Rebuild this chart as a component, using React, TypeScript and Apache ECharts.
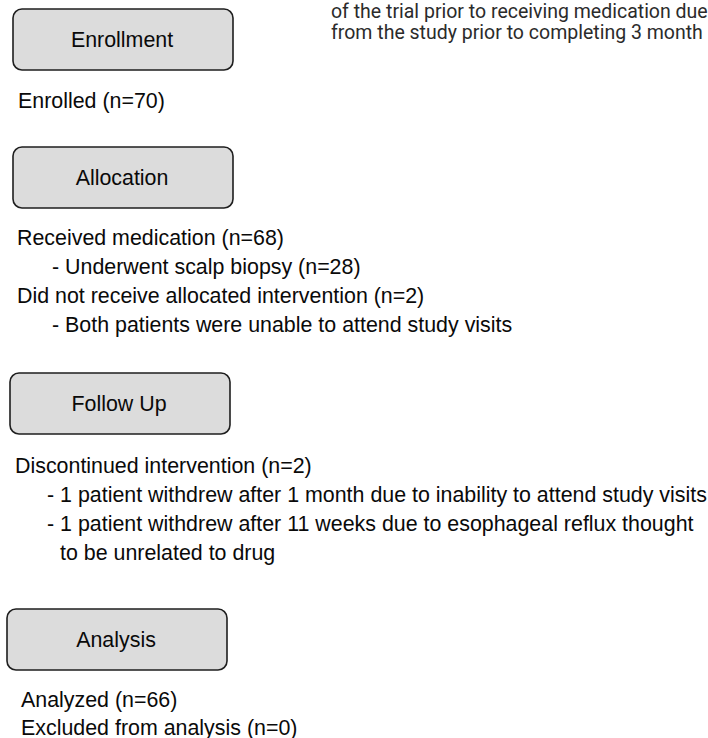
import React, { useEffect, useRef } from "react";
import * as echarts from "echarts";

// ---- content (data) ----
const stageTitles = ["Enrollment", "Allocation", "Follow Up", "Analysis"];

// note text, cut off at the right edge as in the source
const noteLines = [
  "of the trial prior to receiving medication due",
  "from the study prior to completing 3 month",
];

const enrollmentLines = ["Enrolled (n=70)"];

const allocationLines = [
  "Received medication (n=68)",
  "- Underwent scalp biopsy (n=28)",
  "Did not receive allocated intervention (n=2)",
  "- Both patients were unable to attend study visits",
];

const followUpLines = [
  "Discontinued intervention (n=2)",
  "- 1 patient withdrew after 1 month due to inability to attend study visits",
  "- 1 patient withdrew after 11 weeks due to esophageal reflux thought",
  "to be unrelated to drug",
];

const analysisLines = ["Analyzed (n=66)", "Excluded from analysis (n=0)"];

// ---- layout (positions / sizes) ----
const boxes = [
  { x: 13, y: 9, w: 220, h: 61 },
  { x: 13, y: 147, w: 220, h: 61 },
  { x: 10, y: 373, w: 220, h: 61 },
  { x: 7, y: 609, w: 220, h: 61 },
];

const blockLayouts = [
  { lines: enrollmentLines, xs: [18], ys: [101] },
  { lines: allocationLines, xs: [17, 52, 17, 52], ys: [238, 267, 296, 325] },
  { lines: followUpLines, xs: [15, 47, 47, 60], ys: [466, 495, 524, 553] },
  { lines: analysisLines, xs: [21, 21], ys: [700, 728] },
];

const FONT = "'Liberation Sans', Arial, Helvetica, sans-serif";

export default function App() {
  const ref = useRef<HTMLDivElement>(null);

  useEffect(() => {
    if (!ref.current) return;
    const chart = echarts.init(ref.current, undefined, { renderer: "svg" });

    const elements: any[] = [];

    boxes.forEach((b, i) => {
      elements.push({
        type: "rect",
        shape: { x: b.x, y: b.y, width: b.w, height: b.h, r: 9 },
        style: { fill: "#dcdcdc", stroke: "#1e1e1e", lineWidth: 1.6 },
        z: 1,
      });
      elements.push({
        type: "text",
        x: b.x + b.w / 2 - 1,
        y: b.y + b.h / 2,
        style: {
          text: stageTitles[i],
          font: `21.4px ${FONT}`,
          fill: "#0a0a0a",
          align: "center",
          verticalAlign: "middle",
        },
        z: 2,
      });
    });

    blockLayouts.forEach((blk) => {
      blk.lines.forEach((t, j) => {
        elements.push({
          type: "text",
          x: blk.xs[j],
          y: blk.ys[j],
          style: {
            text: t,
            font: `21.4px ${FONT}`,
            fill: "#0a0a0a",
            align: "left",
            verticalAlign: "middle",
          },
          z: 2,
        });
      });
    });

    const noteYs = [11, 32];
    noteLines.forEach((t, j) => {
      elements.push({
        type: "text",
        x: 331,
        y: noteYs[j],
        style: {
          text: t,
          font: `19.5px Roboto, 'Noto Sans', sans-serif`,
          fill: "#2b2b2b",
          align: "left",
          verticalAlign: "middle",
        },
        z: 2,
      });
    });

    chart.setOption({
      animation: false,
      backgroundColor: "#ffffff",
      graphic: { elements },
    });

    return () => chart.dispose();
  }, []);

  return (
    <div
      ref={ref}
      style={{
        position: "fixed",
        left: 0,
        top: 0,
        width: 708,
        height: 738,
        background: "#fff",
      }}
    />
  );
}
=-=-=
**EXERCISE BRIEF**
Take the listing above and print it exactly, apart from the pictures.

**SOLUTION FOR THIS PROBLEM**
Rebuild this chart as a component, using React, TypeScript and Apache ECharts.
import React, { useEffect, useRef } from "react";
import * as echarts from "echarts";

// ---- content (data) ----
const stageTitles = ["Enrollment", "Allocation", "Follow Up", "Analysis"];

// note text, cut off at the right edge as in the source
const noteLines = [
  "of the trial prior to receiving medication due",
  "from the study prior to completing 3 month",
];

const enrollmentLines = ["Enrolled (n=70)"];

const allocationLines = [
  "Received medication (n=68)",
  "- Underwent scalp biopsy (n=28)",
  "Did not receive allocated intervention (n=2)",
  "- Both patients were unable to attend study visits",
];

const followUpLines = [
  "Discontinued intervention (n=2)",
  "- 1 patient withdrew after 1 month due to inability to attend study visits",
  "- 1 patient withdrew after 11 weeks due to esophageal reflux thought",
  "to be unrelated to drug",
];

const analysisLines = ["Analyzed (n=66)", "Excluded from analysis (n=0)"];

// ---- layout (positions / sizes) ----
const boxes = [
  { x: 13, y: 9, w: 220, h: 61 },
  { x: 13, y: 147, w: 220, h: 61 },
  { x: 10, y: 373, w: 220, h: 61 },
  { x: 7, y: 609, w: 220, h: 61 },
];

const blockLayouts = [
  { lines: enrollmentLines, xs: [18], ys: [101] },
  { lines: allocationLines, xs: [17, 52, 17, 52], ys: [238, 267, 296, 325] },
  { lines: followUpLines, xs: [15, 47, 47, 60], ys: [466, 495, 524, 553] },
  { lines: analysisLines, xs: [21, 21], ys: [700, 728] },
];

const FONT = "'Liberation Sans', Arial, Helvetica, sans-serif";

export default function App() {
  const ref = useRef<HTMLDivElement>(null);

  useEffect(() => {
    if (!ref.current) return;
    const chart = echarts.init(ref.current, undefined, { renderer: "svg" });

    const elements: any[] = [];

    boxes.forEach((b, i) => {
      elements.push({
        type: "rect",
        shape: { x: b.x, y: b.y, width: b.w, height: b.h, r: 9 },
        style: { fill: "#dcdcdc", stroke: "#1e1e1e", lineWidth: 1.6 },
        z: 1,
      });
      elements.push({
        type: "text",
        x: b.x + b.w / 2 - 1,
        y: b.y + b.h / 2,
        style: {
          text: stageTitles[i],
          font: `21.4px ${FONT}`,
          fill: "#0a0a0a",
          align: "center",
          verticalAlign: "middle",
        },
        z: 2,
      });
    });

    blockLayouts.forEach((blk) => {
      blk.lines.forEach((t, j) => {
        elements.push({
          type: "text",
          x: blk.xs[j],
          y: blk.ys[j],
          style: {
            text: t,
            font: `21.4px ${FONT}`,
            fill: "#0a0a0a",
            align: "left",
            verticalAlign: "middle",
          },
          z: 2,
        });
      });
    });

    const noteYs = [11, 32];
    noteLines.forEach((t, j) => {
      elements.push({
        type: "text",
        x: 331,
        y: noteYs[j],
        style: {
          text: t,
          font: `19.5px Roboto, 'Noto Sans', sans-serif`,
          fill: "#2b2b2b",
          align: "left",
          verticalAlign: "middle",
        },
        z: 2,
      });
    });

    chart.setOption({
      animation: false,
      backgroundColor: "#ffffff",
      graphic: { elements },
    });

    return () => chart.dispose();
  }, []);

  return (
    <div
      ref={ref}
      style={{
        position: "fixed",
        left: 0,
        top: 0,
        width: 708,
        height: 738,
        background: "#fff",
      }}
    />
  );
}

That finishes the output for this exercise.